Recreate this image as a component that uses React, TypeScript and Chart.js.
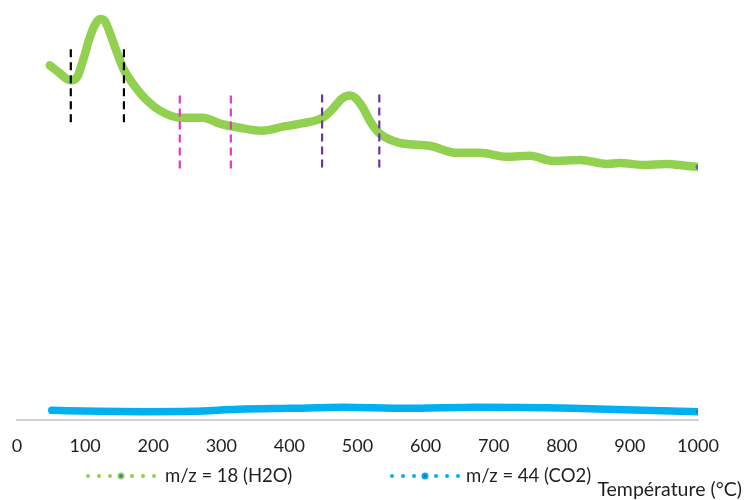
import React, { useEffect, useRef } from "react";
import { Chart, registerables } from "chart.js";

Chart.register(...registerables);

// ---- Data (temperature in °C, signal in arbitrary units) ----
const h2oTemp = [48, 63, 72, 79, 88, 97, 107, 115, 122, 128, 132, 144, 156, 170, 191, 210, 239, 264, 273, 298, 327, 360, 391, 416, 449, 464, 477, 489, 496, 507, 518, 533, 562, 606, 646, 680, 720, 753, 787, 827, 866, 885, 919, 954, 984, 1000];
const h2oSignal = [3.53, 3.45, 3.4, 3.38, 3.41, 3.58, 3.81, 3.94, 3.99, 3.98, 3.93, 3.71, 3.5, 3.35, 3.18, 3.08, 3.01, 3.01, 3.01, 2.95, 2.91, 2.88, 2.92, 2.95, 3.01, 3.1, 3.2, 3.23, 3.21, 3.12, 2.98, 2.85, 2.76, 2.73, 2.66, 2.66, 2.62, 2.63, 2.58, 2.59, 2.55, 2.56, 2.54, 2.55, 2.53, 2.52];

const co2Temp = [51, 122, 185, 256, 325, 401, 479, 570, 675, 815, 921, 1000];
const co2Signal = [0.1, 0.09, 0.087, 0.09, 0.11, 0.12, 0.13, 0.12, 0.13, 0.12, 0.1, 0.087];

const xTicks = [0, 100, 200, 300, 400, 500, 600, 700, 800, 900, 1000];

// Dashed vertical markers delimiting the desorption zones
const markerTemps = [79, 157, 239, 314, 448, 532];
const markerTop = [3.69, 3.69, 3.23, 3.23, 3.24, 3.24];
const markerBottom = [2.93, 2.93, 2.48, 2.48, 2.51, 2.51];

const seriesLabels = ["m/z = 18 (H2O)", "m/z = 44 (CO2)"];
const xAxisTitle = "Température (°C)";

const GREEN = "#92D050";
const BLUE = "#00B0F0";
const MARKER_COLORS = ["#000000", "#000000", "#E336C6", "#E336C6", "#7030A0", "#7030A0"];
const TEXT = "#1f1f1f";
const FONT = "Lato";

const legendPlugin = {
  id: "excelLegend",
  afterDraw(chart: any) {
    const ctx = chart.ctx;
    ctx.save();
    const items = [
      { x0: 88, color: GREEN, center: "#4472C4", textX: 165, label: seriesLabels[0] },
      { x0: 392, color: BLUE, center: "#2E75B6", textX: 466, label: seriesLabels[1] },
    ];
    const y = 476;
    for (const it of items) {
      for (let i = 0; i < 7; i++) {
        const cx = it.x0 + i * 11;
        ctx.beginPath();
        if (i === 3) {
          ctx.arc(cx, y, 3.5, 0, Math.PI * 2);
          ctx.fillStyle = it.color;
          ctx.fill();
          ctx.beginPath();
          ctx.arc(cx, y, 1.8, 0, Math.PI * 2);
          ctx.fillStyle = it.center;
          ctx.fill();
        } else {
          ctx.arc(cx, y, 2, 0, Math.PI * 2);
          ctx.fillStyle = it.color;
          ctx.fill();
        }
      }
      ctx.fillStyle = TEXT;
      ctx.font = `18.5px ${FONT}`;
      ctx.textBaseline = "middle";
      ctx.textAlign = "left";
      ctx.fillText(it.label, it.textX, y);
    }
    ctx.textAlign = "right";
    ctx.font = `19.5px ${FONT}`;
    ctx.fillText(xAxisTitle, 742, 490);
    ctx.restore();
  },
};

export default function App() {
  const canvasRef = useRef<HTMLCanvasElement | null>(null);

  useEffect(() => {
    let chart: Chart | null = null;
    let cancelled = false;
    const build = () => {
      if (cancelled || !canvasRef.current) return;
      const markerSets = markerTemps.map((t, i) => ({
        type: "line" as const,
        label: "zone" + i,
        data: [
          { x: t, y: markerTop[i] },
          { x: t, y: markerBottom[i] },
        ],
        borderColor: MARKER_COLORS[i],
        borderWidth: 2.2,
        borderDash: [8, 5],
        pointRadius: 0,
        fill: false,
      }));
      const last = h2oTemp.length - 1;
      const lastCo2 = co2Temp.length - 1;
      chart = new Chart(canvasRef.current, {
        type: "line",
        data: {
          datasets: [
            ...markerSets,
            {
              label: seriesLabels[0],
              data: h2oTemp.map((t, i) => ({ x: t, y: h2oSignal[i] })),
              borderColor: GREEN,
              borderWidth: 8.5,
              borderCapStyle: "round",
              borderJoinStyle: "round",
              cubicInterpolationMode: "monotone",
              pointRadius: (c: any) => (c.dataIndex === last ? 2.5 : 0),
              pointBackgroundColor: "#4472C4",
              pointBorderWidth: 0,
              fill: false,
            },
            {
              label: seriesLabels[1],
              data: co2Temp.map((t, i) => ({ x: t, y: co2Signal[i] })),
              borderColor: BLUE,
              borderWidth: 7.5,
              borderCapStyle: "round",
              borderJoinStyle: "round",
              cubicInterpolationMode: "monotone",
              pointRadius: (c: any) => (c.dataIndex === lastCo2 ? 2 : 0),
              pointBackgroundColor: "#2E75B6",
              pointBorderWidth: 0,
              fill: false,
            },
          ] as any,
        },
        options: {
          responsive: false,
          animation: false,
          layout: { padding: { left: 17, right: 48, top: 8, bottom: 28 } },
          plugins: { legend: { display: false }, tooltip: { enabled: false } },
          scales: {
            x: {
              type: "linear",
              min: 0,
              max: 1000,
              afterBuildTicks: (axis: any) => {
                axis.ticks = xTicks.map((v) => ({ value: v }));
              },
              afterFit: (axis: any) => {
                axis.paddingLeft = 0;
                axis.paddingRight = 0;
              },
              ticks: {
                callback: (v: any) => String(v),
                font: { family: FONT, size: 18 },
                color: TEXT,
                padding: 15,
                maxRotation: 0,
                autoSkip: false,
              },
              grid: { display: false, drawTicks: false },
              border: { display: true, color: "#D0D0D0", width: 2 },
            },
            y: { display: false, min: 0, max: 4.1 },
          },
        },
        plugins: [legendPlugin],
      } as any);
    };
    if ((document as any).fonts && (document as any).fonts.load) {
      Promise.all([
        (document as any).fonts.load(`16px ${FONT}`),
        (document as any).fonts.load(`18px ${FONT}`),
      ])
        .catch(() => null)
        .then(build);
    } else {
      build();
    }
    return () => {
      cancelled = true;
      if (chart) chart.destroy();
    };
  }, []);

  return (
    <div style={{ position: "absolute", left: 0, top: 0, width: 746, height: 500, background: "#fff" }}>
      <canvas ref={canvasRef} width={746} height={500} style={{ display: "block" }} />
    </div>
  );
}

☆ ☆ ☆ ☆

Stated goal –
Copy all the data exactly as written, but skip any picture.

Output of the task –
Recreate this image as a component that uses React, TypeScript and Chart.js.
import React, { useEffect, useRef } from "react";
import { Chart, registerables } from "chart.js";

Chart.register(...registerables);

// ---- Data (temperature in °C, signal in arbitrary units) ----
const h2oTemp = [48, 63, 72, 79, 88, 97, 107, 115, 122, 128, 132, 144, 156, 170, 191, 210, 239, 264, 273, 298, 327, 360, 391, 416, 449, 464, 477, 489, 496, 507, 518, 533, 562, 606, 646, 680, 720, 753, 787, 827, 866, 885, 919, 954, 984, 1000];
const h2oSignal = [3.53, 3.45, 3.4, 3.38, 3.41, 3.58, 3.81, 3.94, 3.99, 3.98, 3.93, 3.71, 3.5, 3.35, 3.18, 3.08, 3.01, 3.01, 3.01, 2.95, 2.91, 2.88, 2.92, 2.95, 3.01, 3.1, 3.2, 3.23, 3.21, 3.12, 2.98, 2.85, 2.76, 2.73, 2.66, 2.66, 2.62, 2.63, 2.58, 2.59, 2.55, 2.56, 2.54, 2.55, 2.53, 2.52];

const co2Temp = [51, 122, 185, 256, 325, 401, 479, 570, 675, 815, 921, 1000];
const co2Signal = [0.1, 0.09, 0.087, 0.09, 0.11, 0.12, 0.13, 0.12, 0.13, 0.12, 0.1, 0.087];

const xTicks = [0, 100, 200, 300, 400, 500, 600, 700, 800, 900, 1000];

// Dashed vertical markers delimiting the desorption zones
const markerTemps = [79, 157, 239, 314, 448, 532];
const markerTop = [3.69, 3.69, 3.23, 3.23, 3.24, 3.24];
const markerBottom = [2.93, 2.93, 2.48, 2.48, 2.51, 2.51];

const seriesLabels = ["m/z = 18 (H2O)", "m/z = 44 (CO2)"];
const xAxisTitle = "Température (°C)";

const GREEN = "#92D050";
const BLUE = "#00B0F0";
const MARKER_COLORS = ["#000000", "#000000", "#E336C6", "#E336C6", "#7030A0", "#7030A0"];
const TEXT = "#1f1f1f";
const FONT = "Lato";

const legendPlugin = {
  id: "excelLegend",
  afterDraw(chart: any) {
    const ctx = chart.ctx;
    ctx.save();
    const items = [
      { x0: 88, color: GREEN, center: "#4472C4", textX: 165, label: seriesLabels[0] },
      { x0: 392, color: BLUE, center: "#2E75B6", textX: 466, label: seriesLabels[1] },
    ];
    const y = 476;
    for (const it of items) {
      for (let i = 0; i < 7; i++) {
        const cx = it.x0 + i * 11;
        ctx.beginPath();
        if (i === 3) {
          ctx.arc(cx, y, 3.5, 0, Math.PI * 2);
          ctx.fillStyle = it.color;
          ctx.fill();
          ctx.beginPath();
          ctx.arc(cx, y, 1.8, 0, Math.PI * 2);
          ctx.fillStyle = it.center;
          ctx.fill();
        } else {
          ctx.arc(cx, y, 2, 0, Math.PI * 2);
          ctx.fillStyle = it.color;
          ctx.fill();
        }
      }
      ctx.fillStyle = TEXT;
      ctx.font = `18.5px ${FONT}`;
      ctx.textBaseline = "middle";
      ctx.textAlign = "left";
      ctx.fillText(it.label, it.textX, y);
    }
    ctx.textAlign = "right";
    ctx.font = `19.5px ${FONT}`;
    ctx.fillText(xAxisTitle, 742, 490);
    ctx.restore();
  },
};

export default function App() {
  const canvasRef = useRef<HTMLCanvasElement | null>(null);

  useEffect(() => {
    let chart: Chart | null = null;
    let cancelled = false;
    const build = () => {
      if (cancelled || !canvasRef.current) return;
      const markerSets = markerTemps.map((t, i) => ({
        type: "line" as const,
        label: "zone" + i,
        data: [
          { x: t, y: markerTop[i] },
          { x: t, y: markerBottom[i] },
        ],
        borderColor: MARKER_COLORS[i],
        borderWidth: 2.2,
        borderDash: [8, 5],
        pointRadius: 0,
        fill: false,
      }));
      const last = h2oTemp.length - 1;
      const lastCo2 = co2Temp.length - 1;
      chart = new Chart(canvasRef.current, {
        type: "line",
        data: {
          datasets: [
            ...markerSets,
            {
              label: seriesLabels[0],
              data: h2oTemp.map((t, i) => ({ x: t, y: h2oSignal[i] })),
              borderColor: GREEN,
              borderWidth: 8.5,
              borderCapStyle: "round",
              borderJoinStyle: "round",
              cubicInterpolationMode: "monotone",
              pointRadius: (c: any) => (c.dataIndex === last ? 2.5 : 0),
              pointBackgroundColor: "#4472C4",
              pointBorderWidth: 0,
              fill: false,
            },
            {
              label: seriesLabels[1],
              data: co2Temp.map((t, i) => ({ x: t, y: co2Signal[i] })),
              borderColor: BLUE,
              borderWidth: 7.5,
              borderCapStyle: "round",
              borderJoinStyle: "round",
              cubicInterpolationMode: "monotone",
              pointRadius: (c: any) => (c.dataIndex === lastCo2 ? 2 : 0),
              pointBackgroundColor: "#2E75B6",
              pointBorderWidth: 0,
              fill: false,
            },
          ] as any,
        },
        options: {
          responsive: false,
          animation: false,
          layout: { padding: { left: 17, right: 48, top: 8, bottom: 28 } },
          plugins: { legend: { display: false }, tooltip: { enabled: false } },
          scales: {
            x: {
              type: "linear",
              min: 0,
              max: 1000,
              afterBuildTicks: (axis: any) => {
                axis.ticks = xTicks.map((v) => ({ value: v }));
              },
              afterFit: (axis: any) => {
                axis.paddingLeft = 0;
                axis.paddingRight = 0;
              },
              ticks: {
                callback: (v: any) => String(v),
                font: { family: FONT, size: 18 },
                color: TEXT,
                padding: 15,
                maxRotation: 0,
                autoSkip: false,
              },
              grid: { display: false, drawTicks: false },
              border: { display: true, color: "#D0D0D0", width: 2 },
            },
            y: { display: false, min: 0, max: 4.1 },
          },
        },
        plugins: [legendPlugin],
      } as any);
    };
    if ((document as any).fonts && (document as any).fonts.load) {
      Promise.all([
        (document as any).fonts.load(`16px ${FONT}`),
        (document as any).fonts.load(`18px ${FONT}`),
      ])
        .catch(() => null)
        .then(build);
    } else {
      build();
    }
    return () => {
      cancelled = true;
      if (chart) chart.destroy();
    };
  }, []);

  return (
    <div style={{ position: "absolute", left: 0, top: 0, width: 746, height: 500, background: "#fff" }}>
      <canvas ref={canvasRef} width={746} height={500} style={{ display: "block" }} />
    </div>
  );
}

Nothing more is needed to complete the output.